Saint Blase, Bishop and Martyr
c. early Fourth Century
February 3—Optional Memorial
Liturgical Color: Red
Patron Saint of wool combers and sufferers of throat diseases
The obscure memory of an early bishop-martyr endures
A secularist does not evaluate religion on its own terms but on its practical benefits. Is a religion true? It doesn’t matter. But if you can prove that empty stomachs are now full, that malarial fevers are cooled, and that formerly dusty roads are now paved due to religion, then religion is indeed useful and good, all truth claims aside. Religion’s role in physical healing would be another proof of its great good, if not its truth. For all the incontestable progress of medicine, cancers still spread, tumors still grow, and infections still poison. Even the most modern of moderns, in a state of total vulnerability, understands in his deepest of deeps that physical healings surge from sources other than modern science. PhDs wash in the River Ganges, rocket scientists lower their bodies into the cool baths of Lourdes, and surgeons spread sacred oil on their skin hoping against hope for a cure that has eluded them.
The memory of Saint Blaise, a man of obscure origins, stands behind one of the most enduring healing traditions in all of Christianity. In the holy name of Blaise, two candles are crossed, X-shaped, and pressed against the neck to ward off and cure diseases of the throat. Oil and ashes, candles and flames, bread and wine, words and blessings. God’s face does not appear in the ash cloud of a volcanic eruption or in a golden pile at the end of a rainbow. The Christian believes that God’s salvation and healing power come through His Holy Mother, through His saints, and through the creation He molded in His own hands.
A believer doesn’t believe in belief, any more than a soldier loves patriotism. A soldier loves his country, and a believer loves God. And because the believer loves God, he loves a someone, not a something, and waits in line and shuffles forward, step by step, to the priest holding those X-shaped candles on today’s feast. Saint Blaise is primarily a “northern” saint called upon to remedy mostly cold climate ills. Because it is usually winter, then, the believer adjusts his jacket collar, feels the milky wax candle against his tender throat, closes his eyes, and prays that the cough disappear, that his voice remain strong, or that the faintest lump turn out to be nothing at all.

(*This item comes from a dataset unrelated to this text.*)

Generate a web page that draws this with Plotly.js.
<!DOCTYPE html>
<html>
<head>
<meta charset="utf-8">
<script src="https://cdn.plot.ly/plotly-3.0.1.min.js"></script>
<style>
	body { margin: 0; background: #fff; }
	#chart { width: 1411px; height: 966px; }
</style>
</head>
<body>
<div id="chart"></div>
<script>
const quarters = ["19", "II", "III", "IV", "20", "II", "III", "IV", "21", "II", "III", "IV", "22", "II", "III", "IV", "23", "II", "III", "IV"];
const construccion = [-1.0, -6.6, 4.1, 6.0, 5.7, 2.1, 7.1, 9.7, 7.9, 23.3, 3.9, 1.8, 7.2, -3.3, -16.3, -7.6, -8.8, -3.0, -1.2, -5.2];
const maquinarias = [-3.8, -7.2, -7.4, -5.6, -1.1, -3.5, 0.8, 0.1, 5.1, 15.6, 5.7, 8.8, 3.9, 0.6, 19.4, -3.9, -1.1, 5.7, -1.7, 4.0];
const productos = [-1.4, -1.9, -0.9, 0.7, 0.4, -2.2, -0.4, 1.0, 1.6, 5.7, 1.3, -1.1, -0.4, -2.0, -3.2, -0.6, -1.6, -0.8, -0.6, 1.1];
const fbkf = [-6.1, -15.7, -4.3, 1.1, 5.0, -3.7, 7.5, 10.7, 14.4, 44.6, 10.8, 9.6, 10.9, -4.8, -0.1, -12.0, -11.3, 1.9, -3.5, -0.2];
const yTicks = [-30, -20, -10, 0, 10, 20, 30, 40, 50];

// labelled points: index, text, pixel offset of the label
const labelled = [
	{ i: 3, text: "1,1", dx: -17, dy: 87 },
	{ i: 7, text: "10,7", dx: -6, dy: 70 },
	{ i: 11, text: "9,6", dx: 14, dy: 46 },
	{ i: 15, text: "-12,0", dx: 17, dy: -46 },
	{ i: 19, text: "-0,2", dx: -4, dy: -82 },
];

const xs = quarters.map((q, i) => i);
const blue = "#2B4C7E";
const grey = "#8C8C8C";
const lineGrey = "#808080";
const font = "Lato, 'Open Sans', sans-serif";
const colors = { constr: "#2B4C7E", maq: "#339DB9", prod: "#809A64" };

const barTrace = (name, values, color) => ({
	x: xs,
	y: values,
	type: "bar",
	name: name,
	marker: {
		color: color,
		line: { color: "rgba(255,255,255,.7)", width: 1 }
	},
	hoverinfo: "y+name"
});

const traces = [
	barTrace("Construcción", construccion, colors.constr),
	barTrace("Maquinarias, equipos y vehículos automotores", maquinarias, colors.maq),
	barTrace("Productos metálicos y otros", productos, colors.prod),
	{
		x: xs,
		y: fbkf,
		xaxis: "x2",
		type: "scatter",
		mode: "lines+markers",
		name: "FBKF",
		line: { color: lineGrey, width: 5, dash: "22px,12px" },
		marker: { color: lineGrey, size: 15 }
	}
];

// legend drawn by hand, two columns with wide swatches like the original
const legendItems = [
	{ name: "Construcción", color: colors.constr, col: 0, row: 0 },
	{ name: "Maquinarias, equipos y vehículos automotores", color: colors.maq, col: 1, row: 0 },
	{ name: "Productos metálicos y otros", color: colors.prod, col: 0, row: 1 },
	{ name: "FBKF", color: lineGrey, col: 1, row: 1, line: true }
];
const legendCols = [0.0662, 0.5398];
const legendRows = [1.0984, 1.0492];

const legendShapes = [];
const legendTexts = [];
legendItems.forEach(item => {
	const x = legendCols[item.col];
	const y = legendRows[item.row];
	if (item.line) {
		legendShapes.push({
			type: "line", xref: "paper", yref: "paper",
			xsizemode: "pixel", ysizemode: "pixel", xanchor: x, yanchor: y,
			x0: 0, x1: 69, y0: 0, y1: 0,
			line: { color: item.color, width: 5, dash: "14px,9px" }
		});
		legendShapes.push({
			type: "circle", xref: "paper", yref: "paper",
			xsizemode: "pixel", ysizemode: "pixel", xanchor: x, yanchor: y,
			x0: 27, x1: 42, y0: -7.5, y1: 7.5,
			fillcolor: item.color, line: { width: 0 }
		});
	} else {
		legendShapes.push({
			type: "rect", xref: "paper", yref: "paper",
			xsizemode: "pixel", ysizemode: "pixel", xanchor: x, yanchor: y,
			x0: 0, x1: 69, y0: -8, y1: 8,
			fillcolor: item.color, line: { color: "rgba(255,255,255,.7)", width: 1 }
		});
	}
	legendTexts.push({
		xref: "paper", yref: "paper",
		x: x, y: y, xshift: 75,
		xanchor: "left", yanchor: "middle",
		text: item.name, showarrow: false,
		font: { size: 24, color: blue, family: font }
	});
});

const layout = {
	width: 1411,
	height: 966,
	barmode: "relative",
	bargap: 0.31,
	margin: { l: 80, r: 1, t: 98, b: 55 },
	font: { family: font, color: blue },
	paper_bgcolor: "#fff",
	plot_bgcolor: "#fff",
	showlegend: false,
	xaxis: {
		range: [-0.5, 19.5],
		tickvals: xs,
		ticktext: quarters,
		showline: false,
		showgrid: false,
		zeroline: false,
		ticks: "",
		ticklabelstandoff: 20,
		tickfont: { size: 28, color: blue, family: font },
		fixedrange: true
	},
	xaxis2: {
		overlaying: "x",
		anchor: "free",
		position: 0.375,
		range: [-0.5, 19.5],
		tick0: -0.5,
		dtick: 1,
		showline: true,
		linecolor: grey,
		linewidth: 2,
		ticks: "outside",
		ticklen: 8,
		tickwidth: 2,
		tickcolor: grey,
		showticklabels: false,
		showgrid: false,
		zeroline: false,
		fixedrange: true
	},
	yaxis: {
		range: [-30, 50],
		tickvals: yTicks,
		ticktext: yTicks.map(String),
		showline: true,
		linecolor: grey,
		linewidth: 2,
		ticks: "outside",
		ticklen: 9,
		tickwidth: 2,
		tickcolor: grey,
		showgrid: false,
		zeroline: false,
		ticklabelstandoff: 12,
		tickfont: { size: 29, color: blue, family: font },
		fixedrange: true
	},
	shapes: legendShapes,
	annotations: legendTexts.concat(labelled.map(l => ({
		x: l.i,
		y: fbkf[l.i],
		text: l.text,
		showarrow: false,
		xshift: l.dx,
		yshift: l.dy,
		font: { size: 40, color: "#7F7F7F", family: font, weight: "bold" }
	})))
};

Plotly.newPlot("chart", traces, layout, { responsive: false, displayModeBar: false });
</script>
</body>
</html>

Details of Saint Blaise’s life are difficult to verify. Some traditions, dating from centuries after he lived, state that he was a bishop in Armenia, east of modern day Turkey. His reputation for holiness drew people to him in search of a cure for their infirmities. It is said that Blaise was tortured and murdered in an anti-Christian persecution. Every saint, no matter how remote his life or obscure his story, casts some light on the truths of our faith. The life of Saint Blaise and the tradition of throat healing that still surrounds him tell us that holy lives have power. His life tells us that holy people intercede for less holy people, and that the less powerful, the less wise, and the less good depend on the strong, the intelligent, and the good in order to leave their state of dependence, ignorance, and sin. In the same way that salvation is mediated, healing is as well. Whether through the skilled hands of a surgeon, the chemicals of a drug, or the intercession of a saint, healing comes. The many channels branch out from the one source who is God. We, the faithful, when fragile and afraid, patiently sit in the doctor’s office for our name to be called, wait at the pharmacy counter for the prescription to be filled, or line up in church for the candles to rest softly on our clavicles. Healing is an offer, we are ripe to be cured, and any sacred intervention is welcome, no matter whence it comes.
Saint Blaise, many centuries ago you suffered for the same faith we now share with you. May we be ever united to you in our common Church, and may we be healed of all infirmities of the throat through your heavenly intercession.